NVIDIA is hiring a Principal Software Engineer – Large-Scale LLM Memory and Storage Systems to define the vision and roadmap for memory management of large-scale LLM and storage systems within the Dynamo inference framework. You will design and evolve a unified memory layer spanning multiple tiers and architect deep integrations with leading LLM serving engines.
What You'll Do
- Design and evolve a unified memory layer that spans GPU memory, pinned host memory, RDMA-accessible memory, SSD tiers, and remote storage to support large-scale LLM inference.
- Architect and implement deep integrations with leading LLM serving engines (like vLLM, SGLang, TensorRT-LLM), focusing on KV-cache offload, reuse, and remote sharing across heterogeneous clusters.
- Co-design interfaces and protocols enabling disaggregated prefill, peer-to-peer KV-cache sharing, and multi-tier KV-cache storage for high-throughput, low-latency inference.
- Partner closely with GPU architecture, networking, and platform teams to exploit GPUDirect, RDMA, NVLink, and similar technologies for low-latency KV-cache access across heterogeneous accelerators.
- Mentor engineers, set technical direction for memory and storage subsystems, and represent the team in internal reviews and external forums.
What We're Looking For
- Masters, PhD, or equivalent experience.
- 15+ years of experience building large-scale distributed systems, high-performance storage, or ML systems infrastructure in C/C++ and Python, with a track record of delivering production services.
- Deep understanding of memory hierarchies (GPU HBM, host DRAM, SSD, remote storage) and experience designing systems spanning multiple tiers for performance and cost.
- Expertise in distributed caching or key-value systems optimized for low latency and high concurrency.
- Hands-on experience with networked I/O and RDMA/NVMe-oF/NVLink-style technologies, and familiarity with disaggregated and aggregated deployments for AI clusters.
- Strong skills in profiling and optimizing systems across CPU, GPU, memory, and network, using metrics to drive architectural decisions and validate improvements.
- Excellent communication skills and prior experience leading cross-functional efforts.
Nice to Have
- Prior contributions to open-source LLM serving or systems projects focused on KV-cache optimization, compression, streaming, or reuse.
- Experience designing unified memory or storage layers exposing a single logical KV or object model across GPU, host, SSD, and cloud tiers, especially in enterprise or hyperscale environments.

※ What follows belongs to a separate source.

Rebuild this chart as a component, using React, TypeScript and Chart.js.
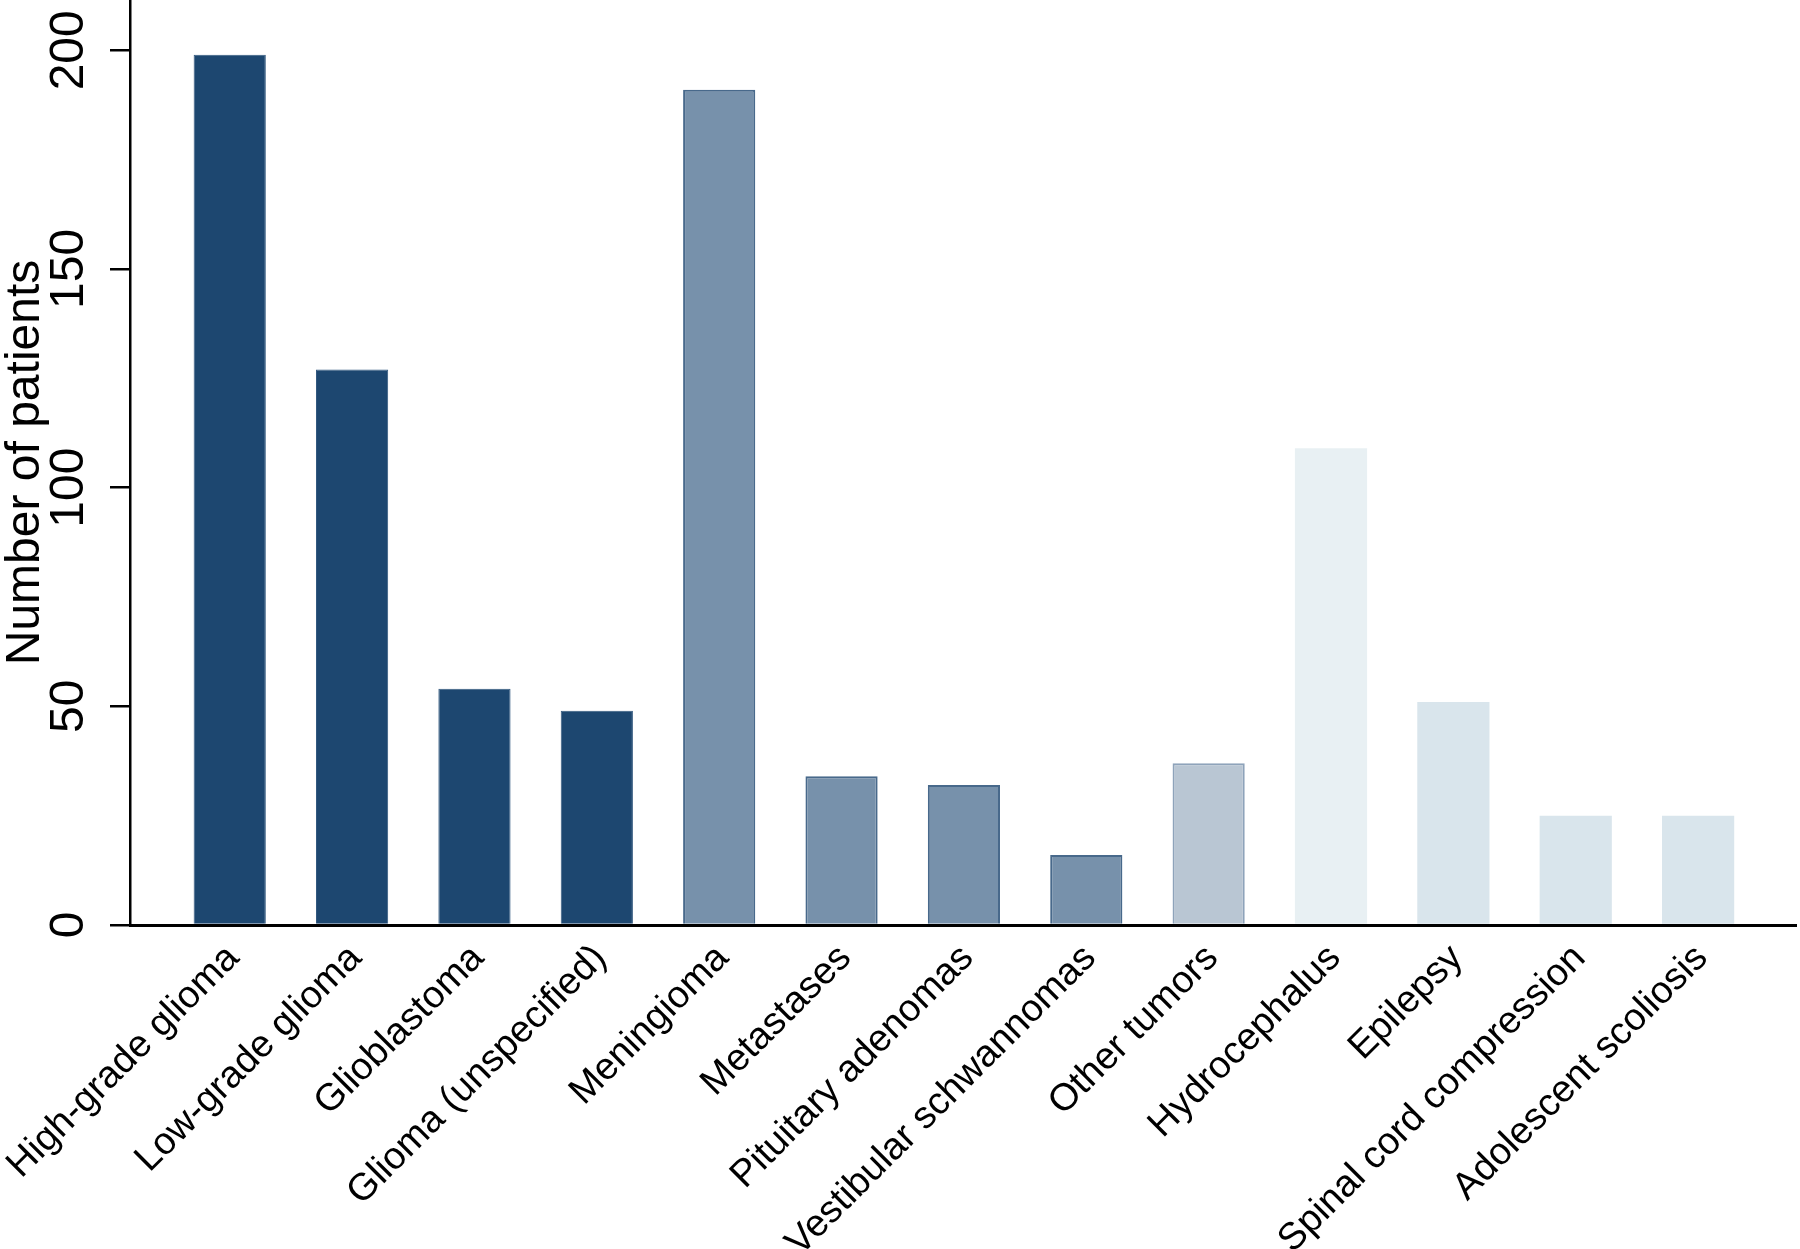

- Publications or patents in areas like LLM systems, memory-disaggregated architectures, RDMA/NVLink-based data planes, or KV-cache systems for ML.
Technical Stack
- Languages: Rust, Python, C/C++
- Technologies: GPU, RDMA, NVLink, NVMe-oF
- Frameworks: vLLM, SGLang, TensorRT-LLM
Benefits & Compensation
- Compensation: $272,000 USD - $425,500 USD + equity.
- Equity package.
- Comprehensive benefits package.
NVIDIA is committed to fostering a diverse work environment and proud to be an equal opportunity employer. As we highly value diversity in our current and future employees, we do not discriminate on the basis of race, religion, color, national origin, gender, gender expression, sexual orientation, age, marital status, veteran status, disability status or any other characteristic protected by law.